» **INSTRUCTIONS FOR THE TASK**:
Pictures within the data are to be left out; everything else must be reproduced exactly.

++++++++++++++++++++

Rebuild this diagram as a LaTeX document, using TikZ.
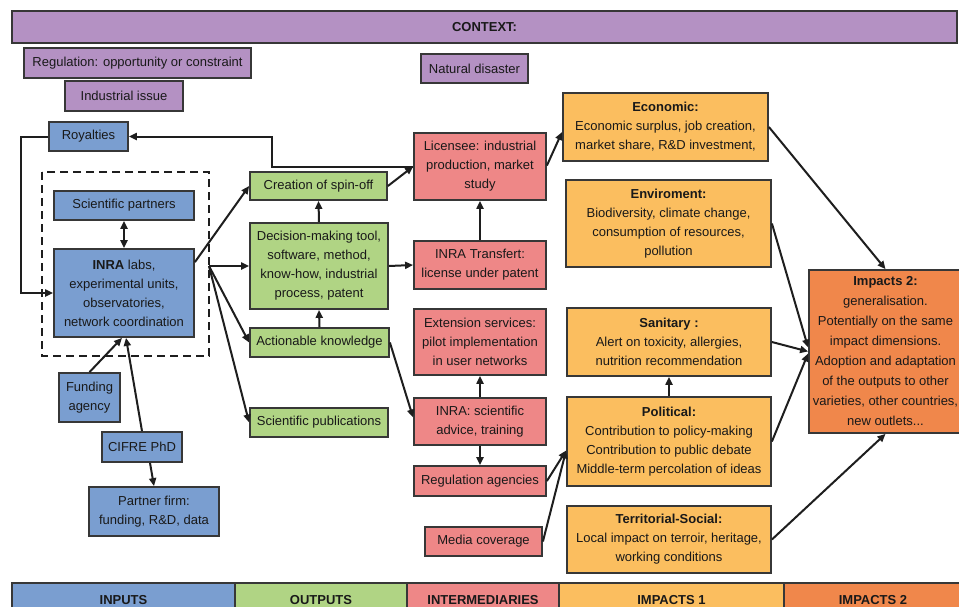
\documentclass[tikz,border=0pt]{standalone}
\usepackage{fontspec}
\setmainfont{Liberation Sans}
\usetikzlibrary{arrows.meta}
\definecolor{cpurple}{RGB}{180,145,195}
\definecolor{cblue}{RGB}{122,158,208}
\definecolor{cgreen}{RGB}{176,212,132}
\definecolor{cred}{RGB}{238,135,135}
\definecolor{corange}{RGB}{251,190,95}
\definecolor{cdorange}{RGB}{240,135,75}
\definecolor{cborder}{RGB}{55,55,55}
\definecolor{cline}{RGB}{30,30,30}
\tikzset{
  box/.style={draw=cborder, line width=1.8pt, align=center, inner sep=1pt,
    font=\fontsize{13}{19}\selectfont, text=black!90},
  pbox/.style={box, fill=cpurple},
  bbox/.style={box, fill=cblue},
  gbox/.style={box, fill=cgreen},
  rbox/.style={box, fill=cred},
  obox/.style={box, fill=corange},
  dbox/.style={box, fill=cdorange},
  sz/.style 2 args={minimum width=#1pt, minimum height=#2pt},
  arr/.style={draw=cline, line width=2pt, -{Triangle[length=8pt,width=7pt]}},
  darr/.style={draw=cline, line width=2pt, {Triangle[length=8pt,width=7pt]}-{Triangle[length=8pt,width=7pt]}}
}
\begin{document}
\begin{tikzpicture}[x=1pt, y=-1pt]
\useasboundingbox (0,0) rectangle (959,606);
\fill[white] (0,0) rectangle (959,606);

% context
\node[pbox, sz={945}{32}] (ctx) at (484.5,27) {\textbf{CONTEXT:}};
\node[pbox, sz={227}{30}] (reg) at (137.5,63) {Regulation: opportunity or constraint};
\node[pbox, sz={118}{30}] (ind) at (124,96) {Industrial issue};
\node[pbox, sz={107}{29}] (nat) at (474.5,68.5) {Natural disaster};

% inputs
\node[bbox, sz={79}{29}] (roy) at (88.5,136.5) {Royalties};
\draw[draw=cline, line width=2pt, dash pattern=on 8pt off 5pt] (42,172) rectangle (209,356);
\coordinate (hub) at (209,266);
\node[bbox, sz={140}{29}] (sp) at (124,205.5) {Scientific partners};
\node[bbox, sz={140}{88}] (labs) at (124,293) {\textbf{INRA} labs,\\experimental units,\\observatories,\\network coordination};
\node[bbox, sz={61}{49}] (fund) at (89.5,397.5) {Funding\\agency};
\node[bbox, sz={80}{30}] (cifre) at (142,447) {CIFRE PhD};
\node[bbox, sz={130}{49}] (partner) at (154,511.5) {Partner firm:\\funding, R\&D, data};

% outputs
\node[gbox, sz={137}{28}] (spin) at (318.5,186) {Creation of spin-off};
\node[gbox, sz={138}{86}] (dec) at (319,266) {Decision-making tool,\\software, method,\\know-how, industrial\\process, patent};
\node[gbox, sz={139}{29}] (act) at (319.5,342.5) {Actionable knowledge};
\node[gbox, sz={138}{29}] (pub) at (319,422.5) {Scientific publications};

% intermediaries
\node[rbox, sz={132}{67}] (lic) at (480,166.5) {Licensee: industrial\\production, market\\study};
\node[rbox, sz={132}{48}] (tr) at (480,265) {INRA Transfert:\\license under patent};
\node[rbox, sz={132}{66}] (ext) at (480,342) {Extension services:\\pilot implementation\\in user networks};
\node[rbox, sz={132}{47}] (sci) at (480,421.5) {INRA: scientific\\advice, training};
\node[rbox, sz={132}{30}] (rag) at (480,481) {Regulation agencies};
\node[rbox, sz={117}{29}] (med) at (483.5,541.5) {Media coverage};

% impacts 1
\node[obox, sz={205}{68}] (eco) at (665.5,127) {\textbf{Economic:}\\Economic surplus, job creation,\\market share, R\&D investment,};
\node[obox, sz={205}{87}] (env) at (668.5,223.5) {\textbf{Enviroment:}\\Biodiversity, climate change,\\consumption of resources,\\pollution};
\node[obox, sz={204}{68}] (san) at (669,342) {\textbf{Sanitary :}\\Alert on toxicity, allergies,\\nutrition recommendation};
\node[obox, sz={204}{89}] (pol) at (669,441.5) {\textbf{Political:}\\Contribution to policy-making\\Contribution to public debate\\Middle-term percolation of ideas};
\node[obox, sz={204}{67}] (ter) at (669,539.5) {\textbf{Territorial-Social:}\\Local impact on terroir, heritage,\\working conditions};

% impacts 2
\node[dbox, sz={153}{163}, font=\fontsize{13}{20}\selectfont] (imp) at (885.5,351.5) {\textbf{Impacts 2:}\\generalisation.\\Potentially on the same\\impact dimensions.\\Adoption and adaptation\\of the outputs to other\\varieties, other countries,\\new outlets...};

% bottom bar
\node[bbox, sz={223}{34}] (binp) at (123.5,600) {\textbf{INPUTS}};
\node[gbox, sz={172}{34}] (bout) at (321,600) {\textbf{OUTPUTS}};
\node[rbox, sz={152}{34}] (bint) at (483,600) {\textbf{INTERMEDIARIES}};
\node[obox, sz={225}{34}] (bim1) at (671.5,600) {\textbf{IMPACTS 1}};
\node[dbox, sz={178}{34}] (bim2) at (873,600) {\textbf{IMPACTS 2}};

% connectors: inputs
\draw[arr] (roy.west) -- ++(-27,0) |- (labs.west);
\draw[arr] (lic.west) -| (272,136.5) -- (roy.east);
\draw[darr] (sp.south) -- (labs.north);
\draw[arr] (fund.north) -- ([xshift=-2pt]labs.south);
\draw[arr] (cifre.north) -- ([xshift=2pt]labs.south);
\draw[arr] ([xshift=8pt]cifre.south) -- (partner.north);
\draw[arr] ([yshift=-14pt]labs.north east) -- (spin.west);
\draw[arr] (hub) -- (dec.west);
\draw[arr] (hub) -- (act.west);
\draw[arr] (hub) -- (pub.west);

% outputs
\draw[arr] (dec.north) -- (spin.south);
\draw[arr] (act.north) -- (dec.south);
\draw[arr] (spin.east) -- (lic.west);
\draw[arr] (dec.east) -- (tr.west);
\draw[arr] (act.east) -- ([yshift=4pt]sci.west);

% intermediaries
\draw[arr] (tr.north) -- (lic.south);
\draw[arr] (sci.north) -- (ext.south);
\draw[arr] (sci.south) -- (rag.north);
\draw[arr] ([yshift=1pt]lic.east) -- ([yshift=-5pt]eco.west);
\draw[arr] (rag.east) -- ([yshift=-9pt]pol.west);
\draw[arr] (med.east) -- ([yshift=-9pt]pol.west);

% impacts
\draw[arr] (pol.north) -- (san.south);
\draw[arr] (eco.east) -- (imp.north);
\draw[arr] (env.east) -- ([yshift=4pt]imp.west);
\draw[arr] (san.east) -- (imp.west);
\draw[arr] (pol.east) -- ([yshift=-2pt]imp.west);
\draw[arr] (ter.east) -- (imp.south);
\end{tikzpicture}
\end{document}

++++++++++++++++++++

» **THE COMPLETED TASK**:
Rebuild this diagram as a LaTeX document, using TikZ.
\documentclass[tikz,border=0pt]{standalone}
\usepackage{fontspec}
\setmainfont{Liberation Sans}
\usetikzlibrary{arrows.meta}
\definecolor{cpurple}{RGB}{180,145,195}
\definecolor{cblue}{RGB}{122,158,208}
\definecolor{cgreen}{RGB}{176,212,132}
\definecolor{cred}{RGB}{238,135,135}
\definecolor{corange}{RGB}{251,190,95}
\definecolor{cdorange}{RGB}{240,135,75}
\definecolor{cborder}{RGB}{55,55,55}
\definecolor{cline}{RGB}{30,30,30}
\tikzset{
  box/.style={draw=cborder, line width=1.8pt, align=center, inner sep=1pt,
    font=\fontsize{13}{19}\selectfont, text=black!90},
  pbox/.style={box, fill=cpurple},
  bbox/.style={box, fill=cblue},
  gbox/.style={box, fill=cgreen},
  rbox/.style={box, fill=cred},
  obox/.style={box, fill=corange},
  dbox/.style={box, fill=cdorange},
  sz/.style 2 args={minimum width=#1pt, minimum height=#2pt},
  arr/.style={draw=cline, line width=2pt, -{Triangle[length=8pt,width=7pt]}},
  darr/.style={draw=cline, line width=2pt, {Triangle[length=8pt,width=7pt]}-{Triangle[length=8pt,width=7pt]}}
}
\begin{document}
\begin{tikzpicture}[x=1pt, y=-1pt]
\useasboundingbox (0,0) rectangle (959,606);
\fill[white] (0,0) rectangle (959,606);

% context
\node[pbox, sz={945}{32}] (ctx) at (484.5,27) {\textbf{CONTEXT:}};
\node[pbox, sz={227}{30}] (reg) at (137.5,63) {Regulation: opportunity or constraint};
\node[pbox, sz={118}{30}] (ind) at (124,96) {Industrial issue};
\node[pbox, sz={107}{29}] (nat) at (474.5,68.5) {Natural disaster};

% inputs
\node[bbox, sz={79}{29}] (roy) at (88.5,136.5) {Royalties};
\draw[draw=cline, line width=2pt, dash pattern=on 8pt off 5pt] (42,172) rectangle (209,356);
\coordinate (hub) at (209,266);
\node[bbox, sz={140}{29}] (sp) at (124,205.5) {Scientific partners};
\node[bbox, sz={140}{88}] (labs) at (124,293) {\textbf{INRA} labs,\\experimental units,\\observatories,\\network coordination};
\node[bbox, sz={61}{49}] (fund) at (89.5,397.5) {Funding\\agency};
\node[bbox, sz={80}{30}] (cifre) at (142,447) {CIFRE PhD};
\node[bbox, sz={130}{49}] (partner) at (154,511.5) {Partner firm:\\funding, R\&D, data};

% outputs
\node[gbox, sz={137}{28}] (spin) at (318.5,186) {Creation of spin-off};
\node[gbox, sz={138}{86}] (dec) at (319,266) {Decision-making tool,\\software, method,\\know-how, industrial\\process, patent};
\node[gbox, sz={139}{29}] (act) at (319.5,342.5) {Actionable knowledge};
\node[gbox, sz={138}{29}] (pub) at (319,422.5) {Scientific publications};

% intermediaries
\node[rbox, sz={132}{67}] (lic) at (480,166.5) {Licensee: industrial\\production, market\\study};
\node[rbox, sz={132}{48}] (tr) at (480,265) {INRA Transfert:\\license under patent};
\node[rbox, sz={132}{66}] (ext) at (480,342) {Extension services:\\pilot implementation\\in user networks};
\node[rbox, sz={132}{47}] (sci) at (480,421.5) {INRA: scientific\\advice, training};
\node[rbox, sz={132}{30}] (rag) at (480,481) {Regulation agencies};
\node[rbox, sz={117}{29}] (med) at (483.5,541.5) {Media coverage};

% impacts 1
\node[obox, sz={205}{68}] (eco) at (665.5,127) {\textbf{Economic:}\\Economic surplus, job creation,\\market share, R\&D investment,};
\node[obox, sz={205}{87}] (env) at (668.5,223.5) {\textbf{Enviroment:}\\Biodiversity, climate change,\\consumption of resources,\\pollution};
\node[obox, sz={204}{68}] (san) at (669,342) {\textbf{Sanitary :}\\Alert on toxicity, allergies,\\nutrition recommendation};
\node[obox, sz={204}{89}] (pol) at (669,441.5) {\textbf{Political:}\\Contribution to policy-making\\Contribution to public debate\\Middle-term percolation of ideas};
\node[obox, sz={204}{67}] (ter) at (669,539.5) {\textbf{Territorial-Social:}\\Local impact on terroir, heritage,\\working conditions};

% impacts 2
\node[dbox, sz={153}{163}, font=\fontsize{13}{20}\selectfont] (imp) at (885.5,351.5) {\textbf{Impacts 2:}\\generalisation.\\Potentially on the same\\impact dimensions.\\Adoption and adaptation\\of the outputs to other\\varieties, other countries,\\new outlets...};

% bottom bar
\node[bbox, sz={223}{34}] (binp) at (123.5,600) {\textbf{INPUTS}};
\node[gbox, sz={172}{34}] (bout) at (321,600) {\textbf{OUTPUTS}};
\node[rbox, sz={152}{34}] (bint) at (483,600) {\textbf{INTERMEDIARIES}};
\node[obox, sz={225}{34}] (bim1) at (671.5,600) {\textbf{IMPACTS 1}};
\node[dbox, sz={178}{34}] (bim2) at (873,600) {\textbf{IMPACTS 2}};

% connectors: inputs
\draw[arr] (roy.west) -- ++(-27,0) |- (labs.west);
\draw[arr] (lic.west) -| (272,136.5) -- (roy.east);
\draw[darr] (sp.south) -- (labs.north);
\draw[arr] (fund.north) -- ([xshift=-2pt]labs.south);
\draw[arr] (cifre.north) -- ([xshift=2pt]labs.south);
\draw[arr] ([xshift=8pt]cifre.south) -- (partner.north);
\draw[arr] ([yshift=-14pt]labs.north east) -- (spin.west);
\draw[arr] (hub) -- (dec.west);
\draw[arr] (hub) -- (act.west);
\draw[arr] (hub) -- (pub.west);

% outputs
\draw[arr] (dec.north) -- (spin.south);
\draw[arr] (act.north) -- (dec.south);
\draw[arr] (spin.east) -- (lic.west);
\draw[arr] (dec.east) -- (tr.west);
\draw[arr] (act.east) -- ([yshift=4pt]sci.west);

% intermediaries
\draw[arr] (tr.north) -- (lic.south);
\draw[arr] (sci.north) -- (ext.south);
\draw[arr] (sci.south) -- (rag.north);
\draw[arr] ([yshift=1pt]lic.east) -- ([yshift=-5pt]eco.west);
\draw[arr] (rag.east) -- ([yshift=-9pt]pol.west);
\draw[arr] (med.east) -- ([yshift=-9pt]pol.west);

% impacts
\draw[arr] (pol.north) -- (san.south);
\draw[arr] (eco.east) -- (imp.north);
\draw[arr] (env.east) -- ([yshift=4pt]imp.west);
\draw[arr] (san.east) -- (imp.west);
\draw[arr] (pol.east) -- ([yshift=-2pt]imp.west);
\draw[arr] (ter.east) -- (imp.south);
\end{tikzpicture}
\end{document}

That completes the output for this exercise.